Pulitzer Prize- and Emmy-winning correspondent Peter Arnett, who has spent a lifetime covering wars and international crises for major American news organizations, will offer his view on the role of the journalist in war and peace when he speaks at West Virginia University at 6:30 p.m. Wednesday, Nov. 29, in Room 205 Martin Hall. The event is open to the public.
As the controversy over the war in Iraq grows, the theme of Arnett’s presentation is “Needed: A Much More Responsive Media”—one that puts the interests of the American public, in peace and war, ahead of partisanship and timidity in the face of political spin masters.

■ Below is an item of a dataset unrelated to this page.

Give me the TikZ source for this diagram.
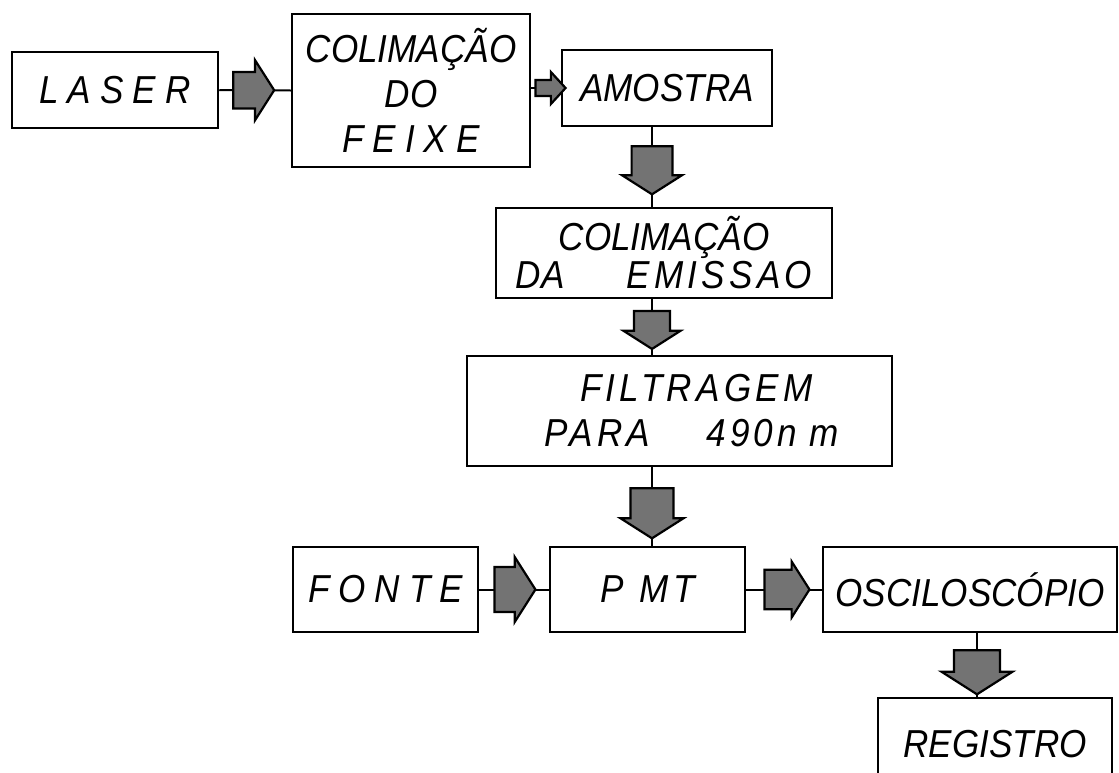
\documentclass[tikz,border=0pt]{standalone}
\usepackage{fontspec}
\newfontfamily\letreiro[FakeStretch=0.9]{Liberation Sans}
\newfontfamily\letreirolargo[FakeStretch=0.9,LetterSpace=23]{Liberation Sans}
\newfontfamily\letreiromedio[FakeStretch=0.9,LetterSpace=11]{Liberation Sans}
\usepackage{tikz}
\usetikzlibrary{shapes.arrows}

\begin{document}
\begin{tikzpicture}[x=1pt,y=-1pt,
  caixa/.style={draw,line width=2.5pt,inner sep=0pt,align=center,
    font=\letreiro\itshape\fontsize{39}{45}\selectfont},
  ligacao/.style={line width=2pt},
  seta/.style={single arrow,draw,line width=2.2pt,fill=black!55,
    inner xsep=0pt,single arrow tip angle=115}]
  \useasboundingbox (0,0) rectangle (1119,772);
  % caixas do arranjo
  \node[caixa,minimum width=206pt,minimum height=76pt] (laser) at (115,90) {{\letreirolargo LASER}};
  \node[caixa,minimum width=238pt,minimum height=153pt] (feixe) at (411,90.5)
    {COLIMAÇÃO\\ DO\\ {\letreirolargo FEIXE}};
  \node[caixa,minimum width=210pt,minimum height=76pt] (amostra) at (667,88) {AMOSTRA};
  \node[caixa,minimum width=336pt,minimum height=90pt,font=\letreiro\itshape\fontsize{39}{38}\selectfont] (emissao) at (664,253)
    {COLIMAÇÃO\\ DA\hspace{62pt}{\letreiromedio EMISSAO}};
  \node[caixa,minimum width=425pt,minimum height=110pt] (filtragem) at (679.5,411)
    {\hspace*{34pt}{\letreiromedio FILTRAGEM}\\ \hspace*{24pt}{\letreiromedio PARA\hspace{56pt}490n\hspace{12pt}m}};
  \node[caixa,minimum width=185pt,minimum height=85pt] (fonte) at (385.5,589.5) {{\letreirolargo FONTE}};
  \node[caixa,minimum width=195pt,minimum height=85pt] (pmt) at (647.5,589.5) {P\hspace{16pt}M\hspace{4pt}T};
  \node[caixa,minimum width=294pt,minimum height=85pt] (osc) at (970,589.5) {OSCILOSCÓPIO};
  \node[caixa,minimum width=234pt,minimum height=92pt] (registro) at (995,744) {REGISTRO};
  % eixos das setas verticais
  \coordinate (eixo) at (652,0);
  \coordinate (eixoreg) at (977,0);
  % setas horizontais
  \draw[ligacao] (laser.east) -- node[seta,pos=0.4,minimum height=41pt,minimum width=60pt,inner ysep=10pt] (s1) {} (feixe.west);
  \draw[ligacao] (feixe.east |- amostra.west) -- node[seta,pos=0.53,minimum height=30pt,minimum width=32pt,inner ysep=6pt,single arrow tip angle=95] (s2) {} (amostra.west);
  \draw[ligacao] (fonte.east) -- node[seta,pos=0.41,minimum height=41pt,minimum width=65pt,inner ysep=15pt] (s6) {} (pmt.west);
  \draw[ligacao] (pmt.east) -- node[seta,pos=0.456,minimum height=45pt,minimum width=56pt,inner ysep=16pt] (s7) {} (osc.west);
  % setas verticais
  \draw[ligacao] (amostra.south -| eixo) -- node[seta,rotate=-90,pos=0.46,minimum height=48pt,minimum width=60pt,inner ysep=14pt] (s3) {} (emissao.north -| eixo);
  \draw[ligacao] (emissao.south -| eixo) -- node[seta,rotate=-90,pos=0.45,minimum height=38pt,minimum width=57pt,inner ysep=11pt] (s4) {} (filtragem.north -| eixo);
  \draw[ligacao] (filtragem.south -| eixo) -- node[seta,rotate=-90,pos=0.5,minimum height=50pt,minimum width=63pt,inner ysep=14pt] (s5) {} (pmt.north -| eixo);
  \draw[ligacao] (osc.south -| eixoreg) -- node[seta,rotate=-90,pos=0.5,minimum height=44pt,minimum width=71pt,inner ysep=12pt] (s8) {} (registro.north -| eixoreg);
\end{tikzpicture}
\end{document}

Arnett most recently covered the second Gulf War in 2003. He is best known for his live television coverage from Baghdad during the first Gulf War in 1991. His coverage was credited with making CNN a household name. Millions of viewers tuned in around the world to watch his dramatic accounts of the intense bombing campaign—and his interview with President Saddam Hussein.
Arnett won a television Emmy for his Baghdad coverage to add to his Pulitzer Prize for Vietnam War coverage while with The Associated Press. He covered that war for 13 years for the AP, from the buildup of U.S. military advisers in the early 1960s to the fall of Saigon in 1975.

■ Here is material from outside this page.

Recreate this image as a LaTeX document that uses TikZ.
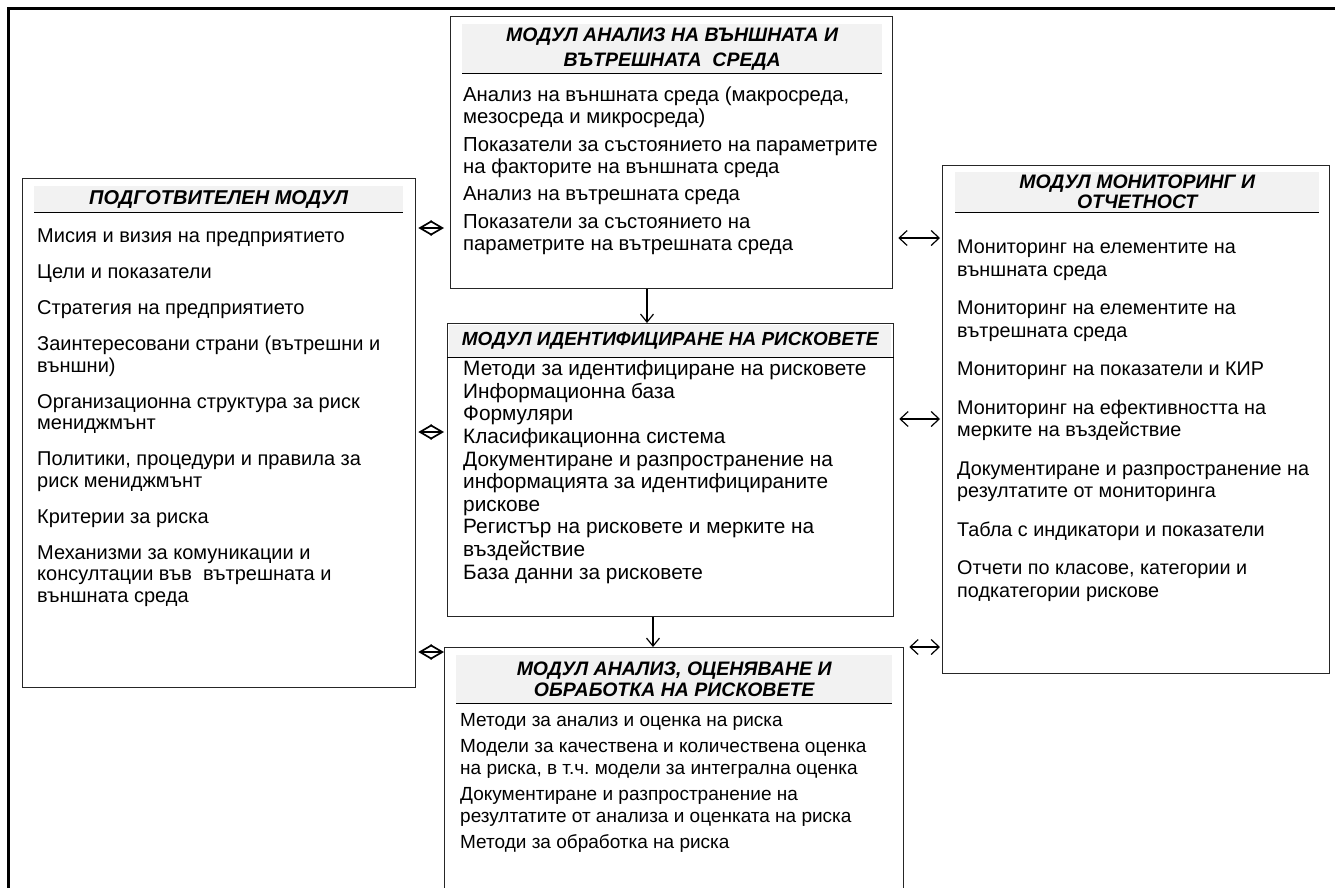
\documentclass[tikz,border=0pt]{standalone}
\usepackage{fontspec}
\setmainfont{Liberation Sans}
\usetikzlibrary{positioning, arrows.meta}
\definecolor{bandGray}{RGB}{242,242,242}
\frenchspacing

\tikzset{
    modbox/.style={draw=black!85, line width=1.3pt, anchor=north west, inner sep=0pt},
    hdband/.style={fill=bandGray, anchor=north west, inner sep=0pt, align=center,
        font=\bfseries\itshape\fontsize{19.5}{20}\selectfont},
    items/.style={anchor=base west, inner sep=0pt, align=left},
    dia/.style={line width=1.7pt, {Straight Barb[length=12pt,width=14pt]}-{Straight Barb[length=12pt,width=14pt]}},
    lr/.style={line width=1.2pt, {Straight Barb[length=8pt,width=15pt]}-{Straight Barb[length=8pt,width=15pt]}},
    dn/.style={line width=1.2pt, -{Straight Barb[length=8pt,width=13pt]}}
}

\begin{document}
\begin{tikzpicture}[x=1pt, y=-1pt]
    \clip (0,0) rectangle (1335,887);
    % рамка
    \draw[line width=3pt] (8,8) rectangle (1345,900);

    % модули
    \node[modbox, minimum width=393pt, minimum height=509pt] (prep) at (22,178) {};
    \node[modbox, minimum width=442pt, minimum height=272pt] (ext) at (450,16) {};
    \node[modbox, minimum width=446pt, minimum height=293pt] (ident) at (447,323) {};
    \node[modbox, minimum width=459pt, minimum height=280pt] (risk) at (444,647) {};
    \node[modbox, minimum width=387pt, minimum height=508pt] (mon) at (942,165) {};

    % заглавия
    \node[hdband, minimum width=369pt, minimum height=26pt, font=\bfseries\itshape\fontsize{20}{20}\selectfont] (prephd) at (34,186) {ПОДГОТВИТЕЛЕН МОДУЛ};
    \node[hdband, minimum width=420pt, minimum height=49pt, font=\bfseries\itshape\fontsize{19.5}{25}\selectfont] (exthd) at (462,24)
        {МОДУЛ АНАЛИЗ НА ВЪНШНАТА И\\ВЪТРЕШНАТА\ \ СРЕДА};
    \node[hdband, minimum width=442pt, minimum height=32pt, font=\bfseries\itshape\fontsize{19}{20}\selectfont] (identhd) at (449,325) {МОДУЛ ИДЕНТИФИЦИРАНЕ НА РИСКОВЕТЕ};
    \node[hdband, minimum width=436pt, minimum height=48pt, font=\bfseries\itshape\fontsize{19.5}{21}\selectfont] (riskhd) at (456,655)
        {МОДУЛ АНАЛИЗ, ОЦЕНЯВАНЕ И\\ОБРАБОТКА НА РИСКОВЕТЕ};
    \node[hdband, minimum width=364pt, minimum height=40pt] (monhd) at (955,172)
        {МОДУЛ МОНИТОРИНГ И\\ОТЧЕТНОСТ};
    \foreach \h in {prephd, exthd, riskhd, monhd}
        \draw[line width=1.2pt] (\h.south west) -- (\h.south east);
    \draw[line width=1.2pt] (ident.west |- identhd.south) -- (ident.east |- identhd.south);

    % съдържание (котва: последният ред)
    \node[items, font=\fontsize{20}{21.5}\selectfont] (prepit) at (37,602) {%
        Мисия и визия на предприятието\\[14.5pt]
        Цели и показатели\\[14.5pt]
        Стратегия на предприятието\\[14.5pt]
        Заинтересовани страни (вътрешни и\\външни)\\[14.5pt]
        Организационна структура за риск\\мениджмънт\\[14.5pt]
        Политики, процедури и правила за\\риск мениджмънт\\[14.5pt]
        Критерии за риска\\[14.5pt]
        Механизми за комуникации и\\консултации във\ \ вътрешната и\\външната среда};
    \node[items, font=\fontsize{20.3}{22}\selectfont] (extit) at (463,250) {%
        Анализ на външната среда (макросреда,\\мезосреда и микросреда)\\[5.5pt]
        Показатели за състоянието на параметрите\\на факторите на външната среда\\[5.5pt]
        Анализ на вътрешната среда\\[5.5pt]
        Показатели за състоянието на\\параметрите на вътрешната среда};
    \node[items, font=\fontsize{20.8}{22.6}\selectfont] (identit) at (463,579) {%
        Методи за идентифициране на рисковете\\
        Информационна база\\
        Формуляри\\
        Класификационна система\\
        Документиране и разпространение на\\информацията за идентифицираните\\рискове\\
        Регистър на рисковете и мерките на\\въздействие\\
        База данни за рисковете};
    \node[items, font=\fontsize{19.8}{22.5}\selectfont] (monit) at (957,597) {%
        Мониторинг на елементите на\\външната среда\\[16pt]
        Мониторинг на елементите на\\вътрешната среда\\[16pt]
        Мониторинг на показатели и КИР\\[16pt]
        Мониторинг на ефективността на\\мерките на въздействие\\[16pt]
        Документиране и разпространение на\\резултатите от мониторинга\\[16pt]
        Табла с индикатори и показатели\\[16pt]
        Отчети по класове, категории и\\подкатегории рискове};
    \node[items, font=\fontsize{19}{22.5}\selectfont] (riskit) at (460,848) {%
        Методи за анализ и оценка на риска\\[3pt]
        Модели за качествена и количествена оценка\\на риска, в т.ч. модели за интегрална оценка\\[3pt]
        Документиране и разпространение на\\резултатите от анализа и оценката на риска\\[3pt]
        Методи за обработка на риска};

    % връзки
    \draw[dn] (ext.south -| 647,0) -- (ident.north -| 647,0);
    \draw[dn] (ident.south -| 653,0) -- (risk.north -| 653,0);
    \foreach \m/\s/\y in {ext/6/228, ident/3/432, risk/0/652}
        \draw[dia] ([xshift=2pt]prep.east |- 0,\y) -- ([xshift=-\s pt]\m.west |- 0,\y);
    \foreach \m/\y in {ext/238, ident/419, risk/647}
        \draw[lr] ([xshift=5pt]\m.east |- 0,\y) -- ([xshift=-2pt]mon.west |- 0,\y);
\end{tikzpicture}
\end{document}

Arnett wrote more than 3,000 news stories for the AP, mainly eyewitness accounts of major battles between American and North Vietnamese forces. The writer-historian David Halberstam described Arnett as “the best reporter of the whole Vietnam war.” Halberstam wrote, “He is the journalist most respected and beloved by his peers. No one saw more combat and no one would put himself more on the line.”
As the fear of terrorism grew in the 1990s, Arnett kept returning to Afghanistan. He was the first western TV journalist to interview the arch-terrorist, Osama Bin Laden, in 1997.
Arnett’s autobiography, “Live From the Battlefield,” published by Simon & Schuster in 1994, received much critical praise and was named a “Book of the Year” by The New York Times.
Arnett is also highlighted in the recently published book, “Feet to the Fire, the Media After 9/11,” edited by Kristina Borgesson and published by Prometheus Books. The book features a 40-page interview with Arnett.
Arnett lectures on media issues and international affairs in the United States and abroad and frequently serves as a commentator on television and radio on those subjects. He left CNN in 2000.
Arnett, who lives just outside of Washington, has spent much of his time in Baghdad, writing articles, lecturing and researching a book about the fall of the Baath regime. An excerpt from the upcoming book, about Saddam Hussein’s son, Uday, was featured in the April 2005 issue of Playboy Magazine.
He will begin teaching journalism in China in February.